The LA Times recently reported on a “burgeoning movement” (statistics aren’t cited) of activism among men who are “post abortive” — that is, they contributed to a pregnancy that ended in abortion. As one Christian counselor tells LAT, “We had abortions.”
There seem to be two motivations behind this movement. The first is to provide counseling and support to men who experience grief or guilt after an abortion. And the second is to use that grief in the political fight over this issue. From the LAT article:
Since the concept of post-abortion syndrome first emerged in the early 1980s, some women have recounted similar stories — and learned to leverage them into political power. They speak at legislative hearings and rallies organized by the Silent No More Awareness Campaign. They write affidavits detailing their years of emotional turmoil, which the Justice Foundation, a conservative advocacy group, submits to lawmakers and courts nationwide.
Last spring, the Supreme Court cited these accounts as one reason to ban the late-term procedure that opponents call “partial-birth” abortion. The majority opinion suggested that the ban would protect women from a decision they might later regret.
Women’s testimony was also used to justify a sweeping abortion ban passed in 2006 in South Dakota. (Voters overturned the ban before it could take effect.)
“It’s a rule of thumb that if you want to get a law passed, you have to tell anecdotes that grab people,” said Dr. Nada Stotland, president-elect of the American Psychiatric Assn. Antiabortion activists have done that well, she said. “They’ve succeeded in convincing a lot of the American public” that abortion leaves women wounded.
Now, those activists see an opportunity to dramatically expand the message.

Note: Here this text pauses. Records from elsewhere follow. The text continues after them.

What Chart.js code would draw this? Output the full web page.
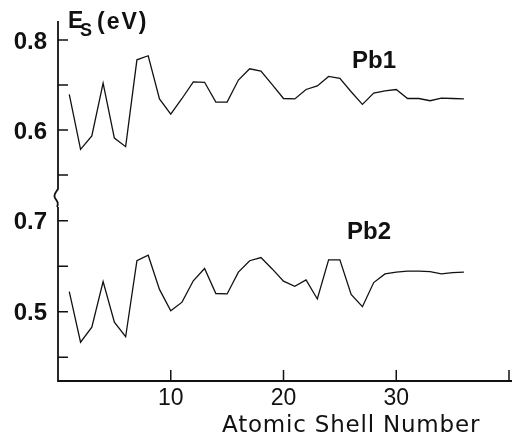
<!DOCTYPE html>
<html>
<head>
<meta charset="utf-8">
<script src="https://cdn.jsdelivr.net/npm/chart.js@4.4.1/dist/chart.umd.min.js"></script>
<style>
  html, body { margin: 0; padding: 0; background: #fff; }
  canvas { display: block; }
</style>
</head>
<body>
<canvas id="myChart" width="513" height="435"></canvas>
<script>
// shell numbers along the x axis
const shells = [1, 2, 3, 4, 5, 6, 7, 8, 9, 10, 11, 12, 13, 14, 15, 16, 17, 18,
  19, 20, 21, 22, 23, 24, 25, 26, 27, 28, 29, 30, 31, 32, 33, 34, 35, 36];

// E_s (eV)
const pb1 = [0.679, 0.557, 0.587, 0.704, 0.582, 0.563, 0.756, 0.765, 0.669, 0.635,
  0.670, 0.707, 0.706, 0.662, 0.662, 0.711, 0.736, 0.731, 0.701, 0.670,
  0.669, 0.690, 0.698, 0.719, 0.715, 0.685, 0.657, 0.682, 0.687, 0.690,
  0.670, 0.670, 0.665, 0.671, 0.670, 0.669];
const pb2 = [0.544, 0.433, 0.466, 0.566, 0.477, 0.445, 0.612, 0.624, 0.549, 0.502,
  0.521, 0.568, 0.595, 0.540, 0.539, 0.587, 0.612, 0.619, 0.594, 0.567,
  0.556, 0.570, 0.528, 0.614, 0.614, 0.538, 0.511, 0.564, 0.583, 0.587,
  0.589, 0.589, 0.588, 0.583, 0.586, 0.587];

// tick values
const xTicks = [10, 20, 30, 40];
const xTickLabels = ['10', '20', '30'];
const topTicks = [0.5, 0.6, 0.7, 0.8];
const topTickLabels = [0.8, 0.6];
const botTicks = [0.4, 0.5, 0.6, 0.7];
const botTickLabels = [0.7, 0.5];

const ink = '#111';

// draws the broken axis, ticks and labels from the chart's own scales
const axesPlugin = {
  id: 'axesPlugin',
  afterDraw(chart) {
    const ctx = chart.ctx;
    const xs = chart.scales.x;
    const yt = chart.scales.yTop;
    const yb = chart.scales.yBot;
    const ax = xs.getPixelForValue(0);
    const baseY = yb.getPixelForValue(yb.min);
    ctx.save();
    ctx.strokeStyle = ink;
    ctx.fillStyle = ink;
    ctx.lineWidth = 1.8;
    ctx.lineCap = 'butt';

    // upper y axis
    ctx.beginPath();
    ctx.moveTo(ax, yt.getPixelForValue(yt.max));
    ctx.lineTo(ax, 189);
    // break mark
    ctx.bezierCurveTo(ax - 2, 192, ax - 5, 195, ax - 3, 198);
    ctx.bezierCurveTo(ax - 1, 201, ax + 1, 203, ax - 1, 207);
    ctx.stroke();

    // lower y axis + x axis
    ctx.beginPath();
    ctx.moveTo(ax, 207);
    ctx.lineTo(ax, baseY);
    ctx.lineTo(512, baseY);
    ctx.stroke();

    // y ticks pointing inward
    ctx.lineWidth = 1.5;
    ctx.beginPath();
    topTicks.forEach(v => {
      const y = yt.getPixelForValue(v);
      ctx.moveTo(ax, y); ctx.lineTo(ax + 10, y);
    });
    botTicks.forEach(v => {
      const y = yb.getPixelForValue(v);
      ctx.moveTo(ax, y); ctx.lineTo(ax + 10, y);
    });
    xTicks.forEach(v => {
      const x = xs.getPixelForValue(v);
      ctx.moveTo(x, baseY); ctx.lineTo(x, baseY - 11);
    });
    ctx.stroke();

    // y tick labels
    ctx.font = 'bold 24px "Liberation Sans"';
    ctx.textAlign = 'right';
    ctx.textBaseline = 'middle';
    topTickLabels.forEach(v => ctx.fillText(v.toFixed(1), ax - 11, yt.getPixelForValue(v) + 2));
    botTickLabels.forEach(v => ctx.fillText(v.toFixed(1), ax - 11, yb.getPixelForValue(v) + 2));

    // x tick labels
    ctx.font = '23px "Liberation Sans"';
    ctx.textAlign = 'center';
    ctx.textBaseline = 'alphabetic';
    xTickLabels.forEach(t => ctx.fillText(t, xs.getPixelForValue(Number(t)), 405));

    // x axis title
    ctx.font = '23px "DejaVu Sans"';
    ctx.textAlign = 'left';
    ctx.letterSpacing = '0.8px';
    ctx.fillText('Atomic Shell Number', 222, 432);
    ctx.letterSpacing = '0px';

    // y axis title E_s (eV)
    ctx.font = 'bold 23px "Liberation Sans"';
    ctx.fillText('E', 68, 28);
    ctx.font = 'bold 18px "Liberation Sans"';
    ctx.fillText('S', 80, 36);
    ctx.font = 'bold 23px "Liberation Sans"';
    ctx.letterSpacing = '2px';
    ctx.fillText('(eV)', 97, 29);
    ctx.letterSpacing = '0px';

    // series labels
    ctx.font = 'bold 24px "Liberation Sans"';
    ctx.fillText('Pb1', 352, 68);
    ctx.fillText('Pb2', 347, 239);
    ctx.restore();
  }
};

// pixel frame of the plot: y=21..381, x=58..509
// upper scale: 0.8 at y=40, 450 px per eV; lower: 0.7 at y=220.7, 455 px per eV
const top0 = 21, bot0 = 381;
const topMax = 0.8 + (40 - top0) / 450, topMin = 0.8 - (bot0 - 40) / 450;
const botMax = 0.7 + (220.7 - top0) / 455, botMin = 0.7 - (bot0 - 220.7) / 455;

const ctx = document.getElementById('myChart');
new Chart(ctx, {
  type: 'line',
  data: {
    datasets: [{
      label: 'Pb1',
      data: shells.map((s, i) => ({ x: s, y: pb1[i] })),
      yAxisID: 'yTop',
      borderColor: ink,
      borderWidth: 1.3,
      pointRadius: 0,
      tension: 0
    }, {
      label: 'Pb2',
      data: shells.map((s, i) => ({ x: s, y: pb2[i] })),
      yAxisID: 'yBot',
      borderColor: ink,
      borderWidth: 1.3,
      pointRadius: 0,
      tension: 0
    }]
  },
  options: {
    responsive: false,
    animation: false,
    devicePixelRatio: 1,
    layout: { padding: { left: 58, right: 4, top: top0, bottom: 435 - bot0 } },
    scales: {
      x: { type: 'linear', min: 0, max: 40, display: false },
      yTop: { type: 'linear', min: topMin, max: topMax, display: false },
      yBot: { type: 'linear', min: botMin, max: botMax, display: false }
    },
    plugins: {
      legend: { display: false },
      tooltip: { enabled: false }
    }
  },
  plugins: [axesPlugin]
});
</script>
</body>
</html>
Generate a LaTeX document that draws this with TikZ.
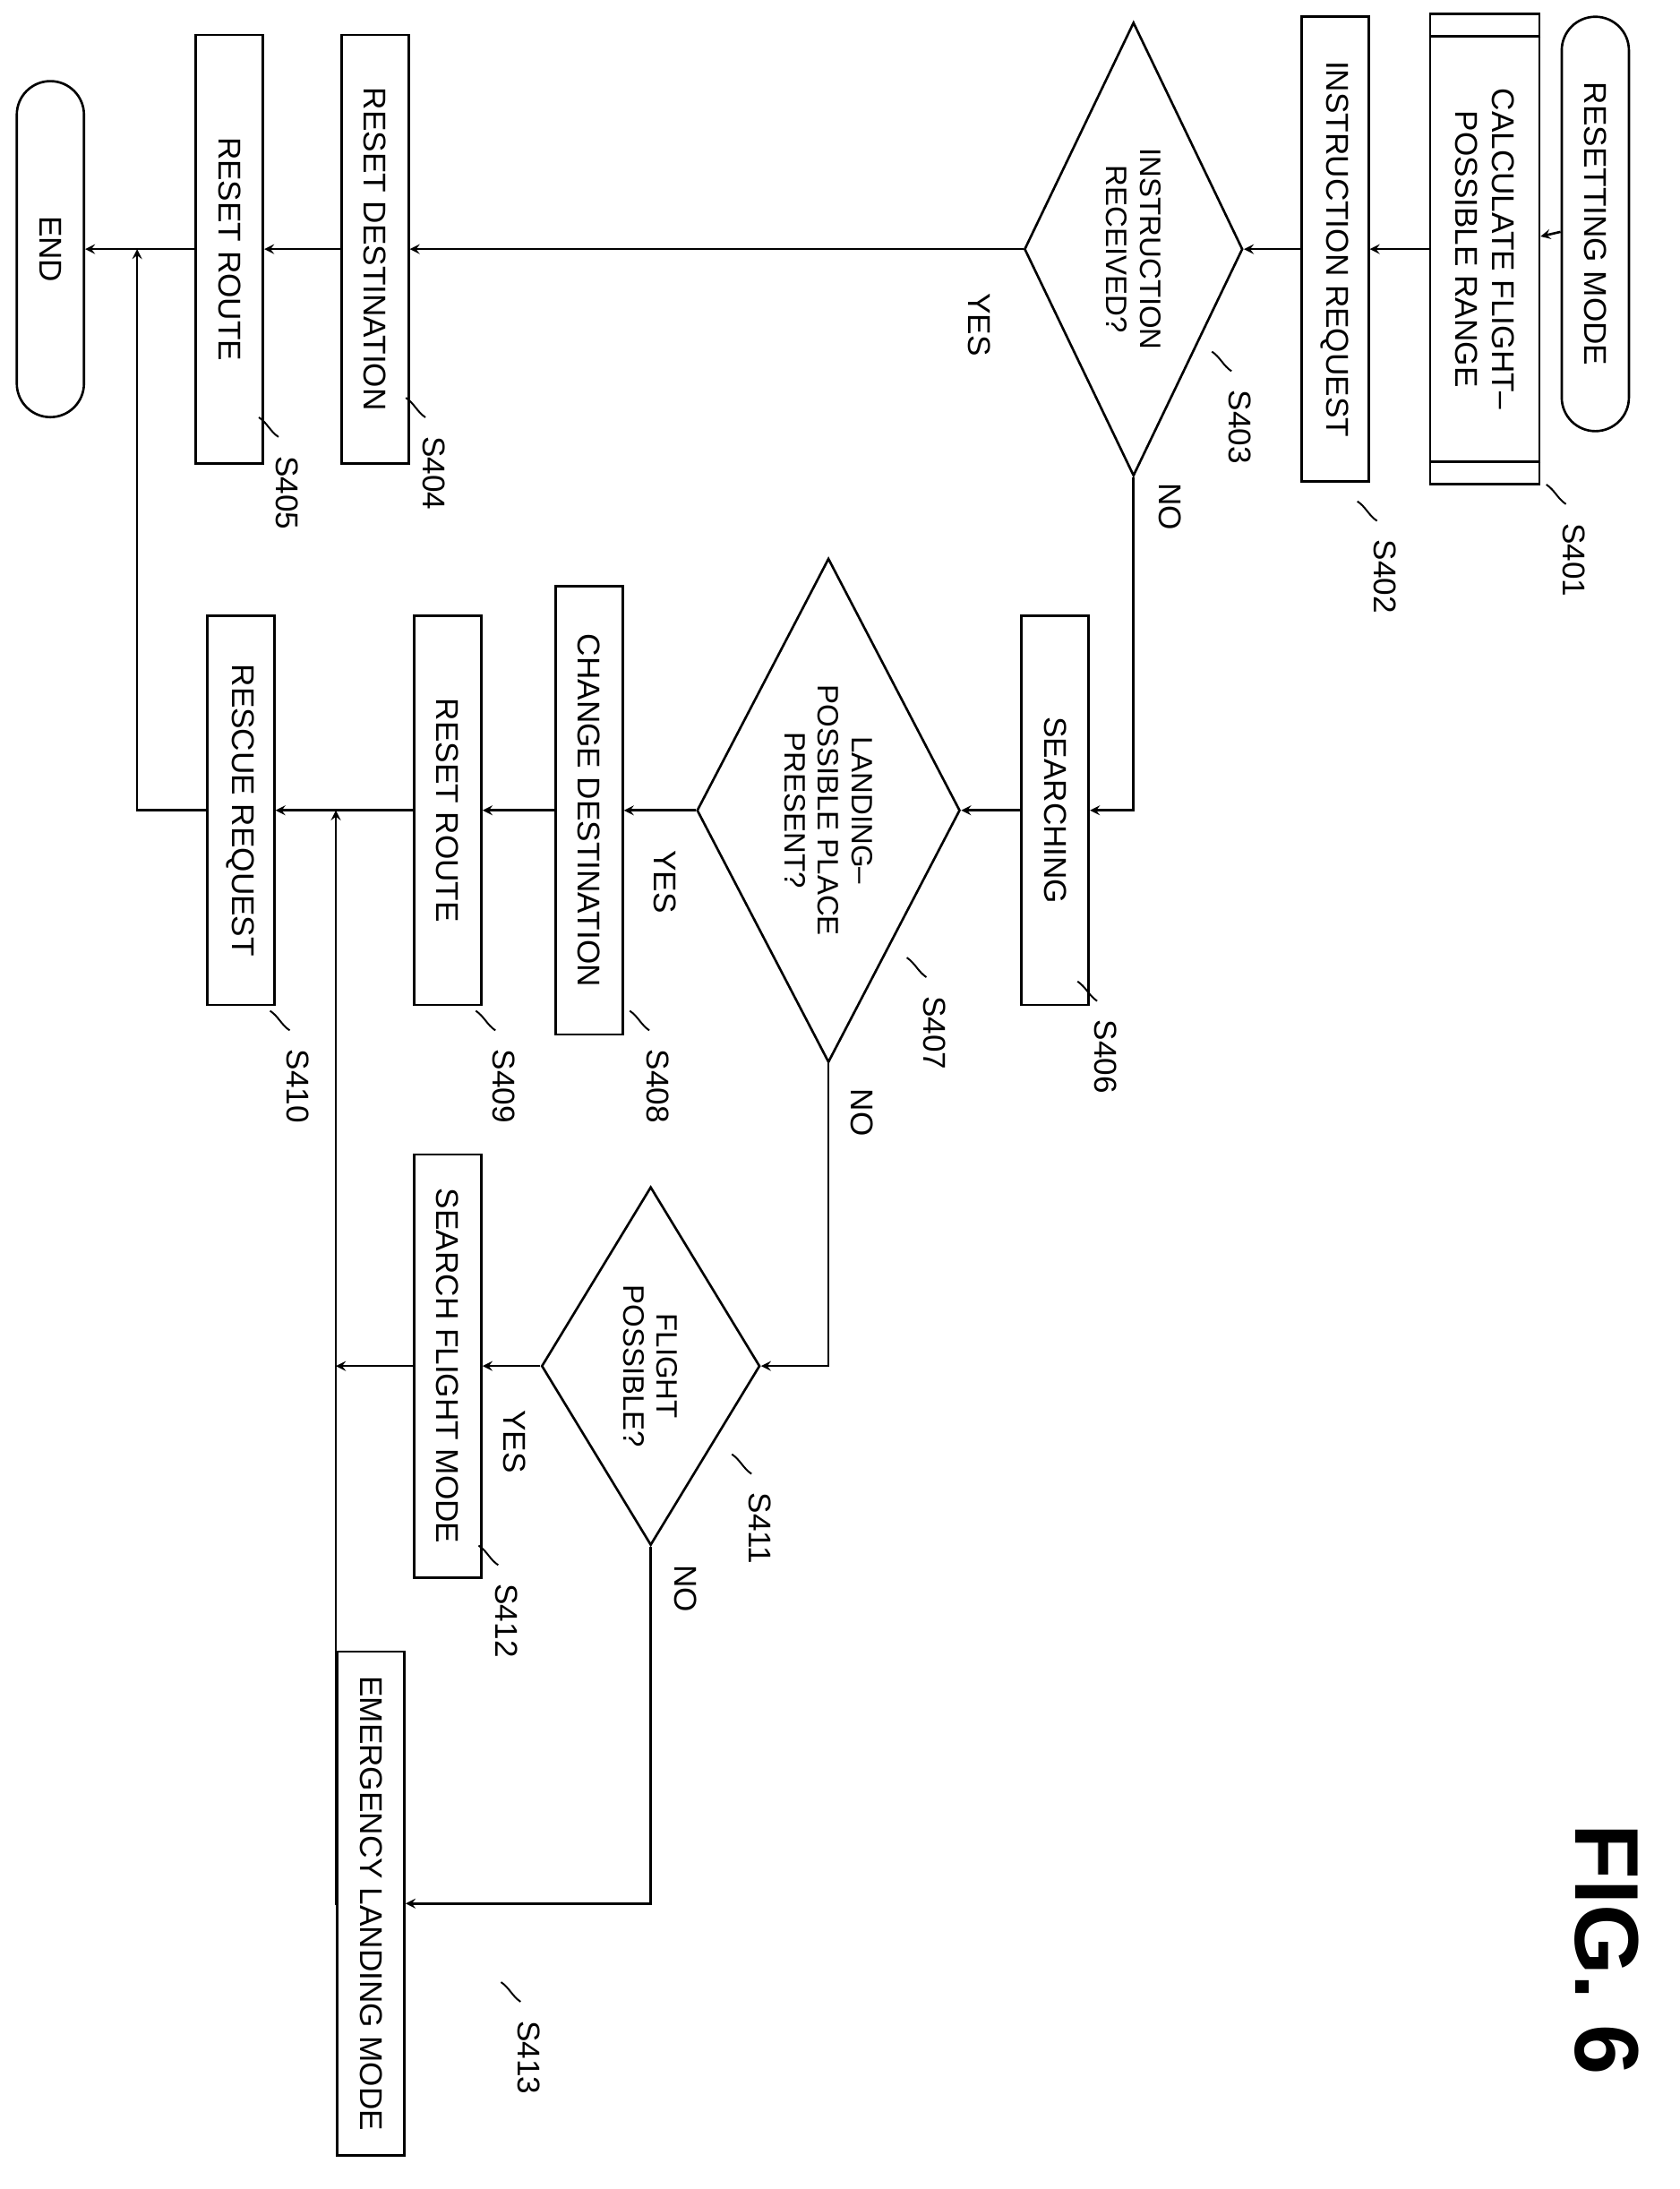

The Justice Foundation recently began soliciting affidavits from men; one online link promises, “Your story will help legal efforts to end abortion.” Silent No More encourages men to testify at rallies.
Therapist Vincent M. Rue, who helped develop the concept of post-abortion trauma, runs an online study that asks men to check off symptoms (such as irritability, insomnia and impotence) that they feel they have suffered as a result of an abortion. When men are widely recognized as victims, Rue said, “that will change society.”
Abortion rights supporters watch this latest mobilization warily: If anecdotes from grieving women can move the Supreme Court, what will testimony about men’s pain accomplish?
“They can potentially shift the entire debate,” said Marjorie Signer of the Religious Coalition for Reproductive Choice, an interfaith group that supports abortion rights.
The article includes a number of anecdotes from men about their experiences with abortion — and at times it seems that the movement might need better representation:
In the end, Aubert says his moral objection to abortion always wins. If he could go back in time, he would try to save the babies.
But would his long-ago girlfriends agree? Or might they also consider the abortions a choice that set them on a better path?
Aubert looks startled. “I never really thought about it for the woman,” he says slowly.